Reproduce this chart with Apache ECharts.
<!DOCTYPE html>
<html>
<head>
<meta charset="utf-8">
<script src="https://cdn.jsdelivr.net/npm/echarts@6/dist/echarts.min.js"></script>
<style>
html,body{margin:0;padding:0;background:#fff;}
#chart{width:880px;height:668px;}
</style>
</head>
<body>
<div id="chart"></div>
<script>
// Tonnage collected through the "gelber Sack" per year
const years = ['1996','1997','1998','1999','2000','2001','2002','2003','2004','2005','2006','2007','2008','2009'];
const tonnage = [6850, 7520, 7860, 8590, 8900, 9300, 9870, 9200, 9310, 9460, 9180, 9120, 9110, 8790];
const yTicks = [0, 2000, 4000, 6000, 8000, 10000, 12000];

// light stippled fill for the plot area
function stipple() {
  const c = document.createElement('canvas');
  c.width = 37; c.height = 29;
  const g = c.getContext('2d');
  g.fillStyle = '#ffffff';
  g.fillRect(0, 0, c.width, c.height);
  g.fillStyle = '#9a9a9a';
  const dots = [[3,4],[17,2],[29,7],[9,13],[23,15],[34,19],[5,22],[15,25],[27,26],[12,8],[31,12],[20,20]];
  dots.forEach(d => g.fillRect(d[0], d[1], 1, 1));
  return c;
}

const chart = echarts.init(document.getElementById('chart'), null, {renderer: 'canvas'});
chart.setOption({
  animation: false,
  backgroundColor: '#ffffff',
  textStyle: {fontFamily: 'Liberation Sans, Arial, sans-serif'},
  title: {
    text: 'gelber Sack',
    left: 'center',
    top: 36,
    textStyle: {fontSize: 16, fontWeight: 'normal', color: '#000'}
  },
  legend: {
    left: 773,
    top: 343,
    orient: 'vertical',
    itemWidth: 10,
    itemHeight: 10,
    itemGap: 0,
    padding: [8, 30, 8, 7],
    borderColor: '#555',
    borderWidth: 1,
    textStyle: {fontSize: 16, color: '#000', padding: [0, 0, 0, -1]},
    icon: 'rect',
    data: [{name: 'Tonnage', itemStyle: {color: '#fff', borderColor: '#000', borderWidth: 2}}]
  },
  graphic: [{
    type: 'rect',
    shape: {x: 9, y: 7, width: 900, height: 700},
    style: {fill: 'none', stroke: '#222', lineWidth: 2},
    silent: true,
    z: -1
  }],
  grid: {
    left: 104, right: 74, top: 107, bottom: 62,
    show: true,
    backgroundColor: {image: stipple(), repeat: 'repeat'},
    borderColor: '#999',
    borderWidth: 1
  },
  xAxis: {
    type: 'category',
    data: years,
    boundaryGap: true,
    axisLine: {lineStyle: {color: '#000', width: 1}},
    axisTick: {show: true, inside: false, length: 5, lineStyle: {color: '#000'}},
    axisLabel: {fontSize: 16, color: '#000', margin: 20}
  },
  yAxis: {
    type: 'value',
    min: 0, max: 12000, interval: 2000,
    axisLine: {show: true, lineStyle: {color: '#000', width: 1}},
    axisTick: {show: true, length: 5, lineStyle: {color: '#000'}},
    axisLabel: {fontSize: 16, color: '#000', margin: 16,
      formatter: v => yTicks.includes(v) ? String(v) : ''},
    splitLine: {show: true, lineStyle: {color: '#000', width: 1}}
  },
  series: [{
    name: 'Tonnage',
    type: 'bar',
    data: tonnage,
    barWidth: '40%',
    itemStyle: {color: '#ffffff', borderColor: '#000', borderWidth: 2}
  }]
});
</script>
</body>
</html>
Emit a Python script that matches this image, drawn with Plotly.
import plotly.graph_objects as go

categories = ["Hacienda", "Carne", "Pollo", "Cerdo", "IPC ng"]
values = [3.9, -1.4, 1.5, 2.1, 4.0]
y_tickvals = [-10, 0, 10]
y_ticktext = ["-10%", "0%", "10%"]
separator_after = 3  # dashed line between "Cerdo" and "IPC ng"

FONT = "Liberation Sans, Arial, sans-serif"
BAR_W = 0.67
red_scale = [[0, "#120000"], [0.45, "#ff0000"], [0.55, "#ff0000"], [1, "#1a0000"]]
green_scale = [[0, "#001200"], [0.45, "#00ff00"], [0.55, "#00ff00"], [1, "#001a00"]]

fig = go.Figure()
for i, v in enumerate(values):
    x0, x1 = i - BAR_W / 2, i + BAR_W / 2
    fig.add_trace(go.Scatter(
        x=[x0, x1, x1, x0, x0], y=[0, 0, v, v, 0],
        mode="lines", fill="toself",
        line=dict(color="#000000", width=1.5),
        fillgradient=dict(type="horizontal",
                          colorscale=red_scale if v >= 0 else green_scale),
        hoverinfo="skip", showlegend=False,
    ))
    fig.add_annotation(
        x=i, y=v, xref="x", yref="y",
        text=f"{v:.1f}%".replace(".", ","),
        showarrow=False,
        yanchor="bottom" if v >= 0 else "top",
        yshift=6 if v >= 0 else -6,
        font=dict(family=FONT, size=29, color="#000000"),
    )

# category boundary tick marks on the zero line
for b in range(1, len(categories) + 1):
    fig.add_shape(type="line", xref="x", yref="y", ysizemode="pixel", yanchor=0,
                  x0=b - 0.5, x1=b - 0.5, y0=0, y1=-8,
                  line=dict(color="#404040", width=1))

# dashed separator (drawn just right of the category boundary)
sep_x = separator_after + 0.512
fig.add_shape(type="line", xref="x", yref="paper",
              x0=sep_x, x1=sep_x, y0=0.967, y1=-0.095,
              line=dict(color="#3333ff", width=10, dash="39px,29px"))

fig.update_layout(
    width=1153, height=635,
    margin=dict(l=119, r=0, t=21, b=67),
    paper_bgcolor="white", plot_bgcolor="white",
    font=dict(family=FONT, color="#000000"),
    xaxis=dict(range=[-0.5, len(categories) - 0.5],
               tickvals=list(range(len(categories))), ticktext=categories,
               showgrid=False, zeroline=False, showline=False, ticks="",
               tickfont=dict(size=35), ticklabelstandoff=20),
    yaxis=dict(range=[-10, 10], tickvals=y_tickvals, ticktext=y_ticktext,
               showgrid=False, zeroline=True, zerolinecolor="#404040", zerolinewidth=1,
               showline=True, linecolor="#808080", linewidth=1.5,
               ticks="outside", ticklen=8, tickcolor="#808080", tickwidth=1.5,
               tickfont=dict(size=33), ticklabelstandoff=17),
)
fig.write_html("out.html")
----
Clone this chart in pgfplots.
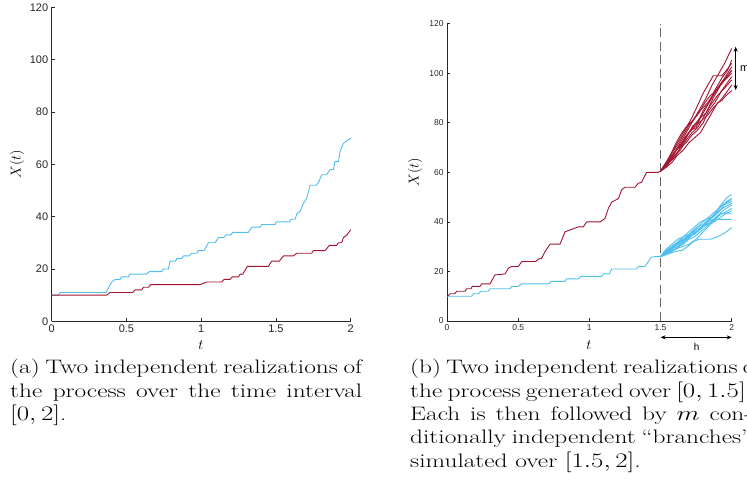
----
### Request
Return exactly the lines above from the line that has "Reproduce this chart with Apache ECharts." through the line that has "const yTicks = [0, 2000, 4000, 6000, 8000, 10000, 12000];", inclusive, and nothing else.

### Exercise response
Reproduce this chart with Apache ECharts.
<!DOCTYPE html>
<html>
<head>
<meta charset="utf-8">
<script src="https://cdn.jsdelivr.net/npm/echarts@6/dist/echarts.min.js"></script>
<style>
html,body{margin:0;padding:0;background:#fff;}
#chart{width:880px;height:668px;}
</style>
</head>
<body>
<div id="chart"></div>
<script>
// Tonnage collected through the "gelber Sack" per year
const years = ['1996','1997','1998','1999','2000','2001','2002','2003','2004','2005','2006','2007','2008','2009'];
const tonnage = [6850, 7520, 7860, 8590, 8900, 9300, 9870, 9200, 9310, 9460, 9180, 9120, 9110, 8790];
const yTicks = [0, 2000, 4000, 6000, 8000, 10000, 12000];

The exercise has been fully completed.